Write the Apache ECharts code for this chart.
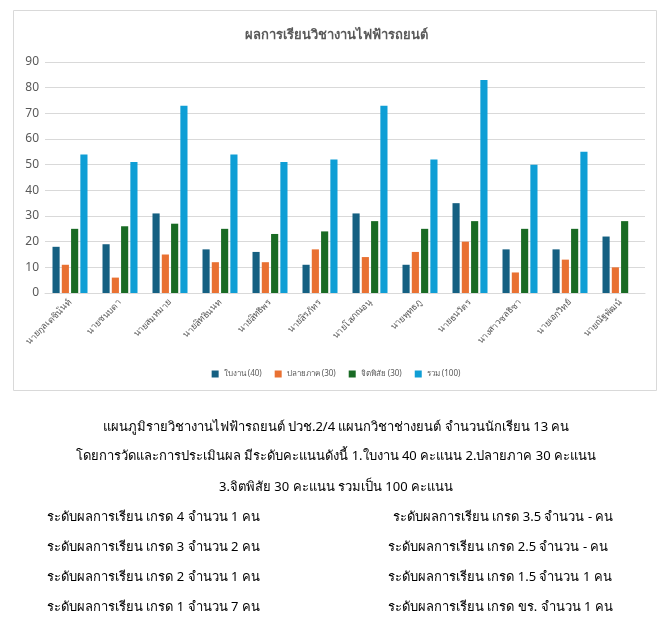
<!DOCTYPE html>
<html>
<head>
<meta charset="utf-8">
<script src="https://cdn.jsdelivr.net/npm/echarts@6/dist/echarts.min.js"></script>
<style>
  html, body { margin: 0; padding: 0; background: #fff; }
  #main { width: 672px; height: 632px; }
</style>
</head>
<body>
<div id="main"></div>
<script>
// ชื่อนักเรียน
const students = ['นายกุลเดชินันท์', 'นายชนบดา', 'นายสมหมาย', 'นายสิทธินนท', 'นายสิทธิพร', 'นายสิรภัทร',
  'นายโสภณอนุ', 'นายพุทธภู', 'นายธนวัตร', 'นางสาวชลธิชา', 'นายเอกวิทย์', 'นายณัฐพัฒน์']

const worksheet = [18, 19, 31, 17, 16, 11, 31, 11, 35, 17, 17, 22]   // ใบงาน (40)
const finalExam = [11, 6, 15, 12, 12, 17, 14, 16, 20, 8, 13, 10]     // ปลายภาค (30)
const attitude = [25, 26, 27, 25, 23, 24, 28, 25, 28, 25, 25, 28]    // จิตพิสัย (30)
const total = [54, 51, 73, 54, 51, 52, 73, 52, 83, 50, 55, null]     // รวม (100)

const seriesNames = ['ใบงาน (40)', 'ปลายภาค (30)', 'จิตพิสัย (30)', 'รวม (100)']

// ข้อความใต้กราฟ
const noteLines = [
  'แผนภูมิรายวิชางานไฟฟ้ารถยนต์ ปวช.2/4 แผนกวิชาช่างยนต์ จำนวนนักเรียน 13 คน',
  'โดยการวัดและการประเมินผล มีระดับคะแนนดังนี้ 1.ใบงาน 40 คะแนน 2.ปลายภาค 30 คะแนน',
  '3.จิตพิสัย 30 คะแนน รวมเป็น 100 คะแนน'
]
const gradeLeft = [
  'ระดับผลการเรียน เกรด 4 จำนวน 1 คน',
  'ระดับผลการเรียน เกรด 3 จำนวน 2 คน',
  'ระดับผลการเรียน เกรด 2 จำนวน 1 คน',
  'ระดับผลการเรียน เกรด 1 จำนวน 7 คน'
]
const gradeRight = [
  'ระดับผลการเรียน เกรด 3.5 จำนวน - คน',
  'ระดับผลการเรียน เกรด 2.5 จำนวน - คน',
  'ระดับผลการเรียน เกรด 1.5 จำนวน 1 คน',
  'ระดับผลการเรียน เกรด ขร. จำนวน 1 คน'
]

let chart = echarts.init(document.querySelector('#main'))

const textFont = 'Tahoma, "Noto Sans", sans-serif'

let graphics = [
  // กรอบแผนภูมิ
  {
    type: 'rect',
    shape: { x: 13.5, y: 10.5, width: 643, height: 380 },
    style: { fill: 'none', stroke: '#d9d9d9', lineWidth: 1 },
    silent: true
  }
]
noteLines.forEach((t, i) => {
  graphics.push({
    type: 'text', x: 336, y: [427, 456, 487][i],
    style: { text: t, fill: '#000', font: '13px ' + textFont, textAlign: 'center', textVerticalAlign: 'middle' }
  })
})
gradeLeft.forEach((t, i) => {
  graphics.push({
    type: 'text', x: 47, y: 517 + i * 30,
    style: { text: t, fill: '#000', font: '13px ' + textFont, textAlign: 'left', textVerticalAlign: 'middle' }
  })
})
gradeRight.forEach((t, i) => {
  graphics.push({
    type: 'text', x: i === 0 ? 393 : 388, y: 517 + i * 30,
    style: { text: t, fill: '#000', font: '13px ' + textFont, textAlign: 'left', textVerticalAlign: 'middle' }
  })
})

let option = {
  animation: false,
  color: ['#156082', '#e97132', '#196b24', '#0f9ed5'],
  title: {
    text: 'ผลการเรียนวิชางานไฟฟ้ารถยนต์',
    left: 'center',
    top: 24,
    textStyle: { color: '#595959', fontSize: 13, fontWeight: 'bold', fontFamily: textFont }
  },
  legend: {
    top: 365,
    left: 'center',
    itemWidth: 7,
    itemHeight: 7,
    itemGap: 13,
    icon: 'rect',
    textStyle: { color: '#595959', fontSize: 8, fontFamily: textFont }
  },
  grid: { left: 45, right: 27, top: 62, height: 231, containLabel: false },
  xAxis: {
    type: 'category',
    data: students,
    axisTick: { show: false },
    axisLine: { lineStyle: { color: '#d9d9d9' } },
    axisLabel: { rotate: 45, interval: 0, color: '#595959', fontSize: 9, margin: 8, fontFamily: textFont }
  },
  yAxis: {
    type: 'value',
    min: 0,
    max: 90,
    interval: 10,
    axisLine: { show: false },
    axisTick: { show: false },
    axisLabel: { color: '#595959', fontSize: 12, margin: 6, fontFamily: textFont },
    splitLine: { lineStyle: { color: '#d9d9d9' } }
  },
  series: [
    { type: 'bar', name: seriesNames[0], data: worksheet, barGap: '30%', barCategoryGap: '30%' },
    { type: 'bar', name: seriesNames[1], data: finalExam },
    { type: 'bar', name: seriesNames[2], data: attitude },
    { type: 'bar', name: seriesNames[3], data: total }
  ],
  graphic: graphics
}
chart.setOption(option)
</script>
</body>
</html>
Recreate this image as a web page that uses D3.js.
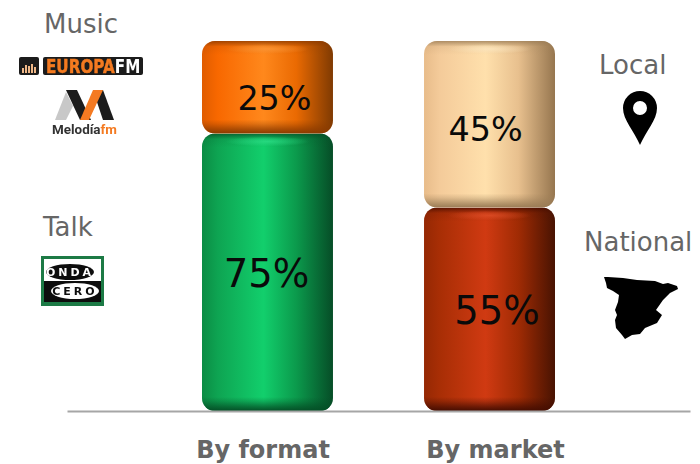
________________________
SET PROBLEM
Return only the lines running from the start of the entries above to the line that contains "const seriesNames = ['ใบงาน", inclusive, and omit every picture.

FINISHED TASK
Write the Apache ECharts code for this chart.
<!DOCTYPE html>
<html>
<head>
<meta charset="utf-8">
<script src="https://cdn.jsdelivr.net/npm/echarts@6/dist/echarts.min.js"></script>
<style>
  html, body { margin: 0; padding: 0; background: #fff; }
  #main { width: 672px; height: 632px; }
</style>
</head>
<body>
<div id="main"></div>
<script>
// ชื่อนักเรียน
const students = ['นายกุลเดชินันท์', 'นายชนบดา', 'นายสมหมาย', 'นายสิทธินนท', 'นายสิทธิพร', 'นายสิรภัทร',
  'นายโสภณอนุ', 'นายพุทธภู', 'นายธนวัตร', 'นางสาวชลธิชา', 'นายเอกวิทย์', 'นายณัฐพัฒน์']

const worksheet = [18, 19, 31, 17, 16, 11, 31, 11, 35, 17, 17, 22]   // ใบงาน (40)
const finalExam = [11, 6, 15, 12, 12, 17, 14, 16, 20, 8, 13, 10]     // ปลายภาค (30)
const attitude = [25, 26, 27, 25, 23, 24, 28, 25, 28, 25, 25, 28]    // จิตพิสัย (30)
const total = [54, 51, 73, 54, 51, 52, 73, 52, 83, 50, 55, null]     // รวม (100)

const seriesNames = ['ใบงาน (40)', 'ปลายภาค (30)', 'จิตพิสัย (30)', 'รวม (100)']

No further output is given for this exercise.